§ WRITTEN TASK: Return verbatim everything from the first line through the line that contains "const yMinor = [-5, 5, 15, 25, 35];", and stop there.
....................
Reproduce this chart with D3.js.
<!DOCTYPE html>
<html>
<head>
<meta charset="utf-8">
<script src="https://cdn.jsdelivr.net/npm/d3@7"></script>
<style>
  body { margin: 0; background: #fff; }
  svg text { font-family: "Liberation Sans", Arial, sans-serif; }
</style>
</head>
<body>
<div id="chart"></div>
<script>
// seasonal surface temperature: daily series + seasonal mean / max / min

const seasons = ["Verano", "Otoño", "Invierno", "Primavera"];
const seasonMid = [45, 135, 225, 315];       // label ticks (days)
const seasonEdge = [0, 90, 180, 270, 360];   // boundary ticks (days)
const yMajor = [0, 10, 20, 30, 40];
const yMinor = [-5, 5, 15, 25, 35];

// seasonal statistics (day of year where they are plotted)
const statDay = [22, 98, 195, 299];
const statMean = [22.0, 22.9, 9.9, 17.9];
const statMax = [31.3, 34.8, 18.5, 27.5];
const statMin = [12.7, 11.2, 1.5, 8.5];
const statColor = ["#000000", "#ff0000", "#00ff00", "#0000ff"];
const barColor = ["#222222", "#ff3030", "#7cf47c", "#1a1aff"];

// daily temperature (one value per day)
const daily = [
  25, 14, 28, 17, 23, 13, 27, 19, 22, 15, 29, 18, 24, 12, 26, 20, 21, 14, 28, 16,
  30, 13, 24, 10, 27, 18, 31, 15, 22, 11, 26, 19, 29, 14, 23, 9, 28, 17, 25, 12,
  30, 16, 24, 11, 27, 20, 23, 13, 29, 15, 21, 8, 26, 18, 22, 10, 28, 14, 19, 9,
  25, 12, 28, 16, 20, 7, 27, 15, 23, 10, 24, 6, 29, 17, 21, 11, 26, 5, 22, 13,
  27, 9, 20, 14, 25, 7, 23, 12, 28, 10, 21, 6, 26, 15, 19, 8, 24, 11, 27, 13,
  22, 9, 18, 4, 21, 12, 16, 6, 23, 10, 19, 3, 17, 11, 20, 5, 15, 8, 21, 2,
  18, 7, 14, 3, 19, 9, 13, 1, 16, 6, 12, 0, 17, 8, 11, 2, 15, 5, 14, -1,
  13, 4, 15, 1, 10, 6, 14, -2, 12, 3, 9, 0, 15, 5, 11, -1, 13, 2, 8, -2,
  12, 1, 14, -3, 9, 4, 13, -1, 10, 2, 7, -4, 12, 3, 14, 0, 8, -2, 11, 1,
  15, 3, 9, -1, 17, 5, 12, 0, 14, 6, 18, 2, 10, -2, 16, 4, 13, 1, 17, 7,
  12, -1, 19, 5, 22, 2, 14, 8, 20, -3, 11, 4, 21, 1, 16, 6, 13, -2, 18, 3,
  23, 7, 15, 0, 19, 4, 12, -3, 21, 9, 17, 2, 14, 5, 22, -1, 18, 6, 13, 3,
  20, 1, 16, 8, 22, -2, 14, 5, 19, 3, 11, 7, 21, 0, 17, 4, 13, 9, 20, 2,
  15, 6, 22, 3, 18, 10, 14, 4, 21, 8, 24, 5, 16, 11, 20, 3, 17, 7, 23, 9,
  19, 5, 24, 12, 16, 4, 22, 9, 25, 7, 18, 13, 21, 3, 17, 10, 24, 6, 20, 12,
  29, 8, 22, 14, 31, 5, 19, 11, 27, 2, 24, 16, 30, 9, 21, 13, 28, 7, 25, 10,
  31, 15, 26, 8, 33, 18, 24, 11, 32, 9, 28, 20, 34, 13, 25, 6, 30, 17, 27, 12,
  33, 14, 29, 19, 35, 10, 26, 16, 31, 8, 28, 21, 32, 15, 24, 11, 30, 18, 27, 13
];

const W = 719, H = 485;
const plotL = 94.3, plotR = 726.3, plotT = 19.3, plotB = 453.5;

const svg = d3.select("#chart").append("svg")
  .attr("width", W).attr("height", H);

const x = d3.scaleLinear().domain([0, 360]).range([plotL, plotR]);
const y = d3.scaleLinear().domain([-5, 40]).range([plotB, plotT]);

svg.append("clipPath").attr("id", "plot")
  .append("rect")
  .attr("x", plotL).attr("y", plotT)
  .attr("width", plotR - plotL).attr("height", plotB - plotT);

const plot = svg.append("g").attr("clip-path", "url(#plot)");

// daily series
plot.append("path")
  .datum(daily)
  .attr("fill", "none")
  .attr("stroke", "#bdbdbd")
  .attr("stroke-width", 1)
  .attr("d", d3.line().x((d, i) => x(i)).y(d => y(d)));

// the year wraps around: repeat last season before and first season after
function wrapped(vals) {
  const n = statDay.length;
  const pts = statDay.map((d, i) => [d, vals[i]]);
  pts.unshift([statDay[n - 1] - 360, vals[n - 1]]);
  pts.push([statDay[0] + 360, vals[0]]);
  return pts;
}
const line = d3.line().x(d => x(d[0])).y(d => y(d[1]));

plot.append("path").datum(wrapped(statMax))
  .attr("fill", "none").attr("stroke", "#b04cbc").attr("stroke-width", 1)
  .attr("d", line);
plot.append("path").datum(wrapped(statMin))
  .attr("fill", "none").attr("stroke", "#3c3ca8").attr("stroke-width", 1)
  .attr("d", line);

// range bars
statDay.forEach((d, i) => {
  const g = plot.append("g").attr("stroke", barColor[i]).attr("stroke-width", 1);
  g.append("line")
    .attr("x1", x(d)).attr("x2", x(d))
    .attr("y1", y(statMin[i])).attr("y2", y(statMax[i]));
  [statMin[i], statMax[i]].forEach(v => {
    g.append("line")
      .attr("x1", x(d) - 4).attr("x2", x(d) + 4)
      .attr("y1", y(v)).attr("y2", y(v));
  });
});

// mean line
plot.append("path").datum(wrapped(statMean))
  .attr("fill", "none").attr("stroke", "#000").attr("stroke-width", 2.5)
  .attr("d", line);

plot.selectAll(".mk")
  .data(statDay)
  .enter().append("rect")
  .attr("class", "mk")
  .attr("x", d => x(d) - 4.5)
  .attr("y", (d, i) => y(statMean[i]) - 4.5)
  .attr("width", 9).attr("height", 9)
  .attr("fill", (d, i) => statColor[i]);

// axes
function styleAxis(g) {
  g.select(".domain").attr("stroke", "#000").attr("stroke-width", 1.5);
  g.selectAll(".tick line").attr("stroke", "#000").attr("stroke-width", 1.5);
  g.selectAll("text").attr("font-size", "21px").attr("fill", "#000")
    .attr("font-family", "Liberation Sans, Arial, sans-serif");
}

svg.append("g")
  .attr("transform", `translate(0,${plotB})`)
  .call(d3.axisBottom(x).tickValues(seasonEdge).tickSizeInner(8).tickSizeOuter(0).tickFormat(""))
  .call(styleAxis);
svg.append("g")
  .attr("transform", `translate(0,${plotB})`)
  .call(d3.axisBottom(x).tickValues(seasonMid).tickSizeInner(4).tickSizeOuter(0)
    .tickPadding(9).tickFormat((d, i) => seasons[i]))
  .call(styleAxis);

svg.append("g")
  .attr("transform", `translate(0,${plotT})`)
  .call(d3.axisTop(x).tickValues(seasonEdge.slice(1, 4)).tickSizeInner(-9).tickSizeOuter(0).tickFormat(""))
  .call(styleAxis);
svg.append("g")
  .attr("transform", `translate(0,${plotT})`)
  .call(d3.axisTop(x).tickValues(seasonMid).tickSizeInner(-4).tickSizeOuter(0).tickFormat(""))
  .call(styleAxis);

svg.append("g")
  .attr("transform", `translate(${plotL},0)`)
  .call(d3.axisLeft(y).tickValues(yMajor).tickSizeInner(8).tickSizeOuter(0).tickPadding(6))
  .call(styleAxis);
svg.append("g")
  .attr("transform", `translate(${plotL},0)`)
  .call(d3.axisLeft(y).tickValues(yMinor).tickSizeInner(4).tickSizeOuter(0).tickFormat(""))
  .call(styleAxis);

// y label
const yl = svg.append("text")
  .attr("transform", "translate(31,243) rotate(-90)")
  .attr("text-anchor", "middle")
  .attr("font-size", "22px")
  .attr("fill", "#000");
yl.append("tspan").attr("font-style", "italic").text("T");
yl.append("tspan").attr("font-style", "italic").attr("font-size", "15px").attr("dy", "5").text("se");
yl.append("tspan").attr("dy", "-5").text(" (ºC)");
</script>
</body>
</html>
....................
§ PROBLEM SOLUTION:
Reproduce this chart with D3.js.
<!DOCTYPE html>
<html>
<head>
<meta charset="utf-8">
<script src="https://cdn.jsdelivr.net/npm/d3@7"></script>
<style>
  body { margin: 0; background: #fff; }
  svg text { font-family: "Liberation Sans", Arial, sans-serif; }
</style>
</head>
<body>
<div id="chart"></div>
<script>
// seasonal surface temperature: daily series + seasonal mean / max / min

const seasons = ["Verano", "Otoño", "Invierno", "Primavera"];
const seasonMid = [45, 135, 225, 315];       // label ticks (days)
const seasonEdge = [0, 90, 180, 270, 360];   // boundary ticks (days)
const yMajor = [0, 10, 20, 30, 40];
const yMinor = [-5, 5, 15, 25, 35];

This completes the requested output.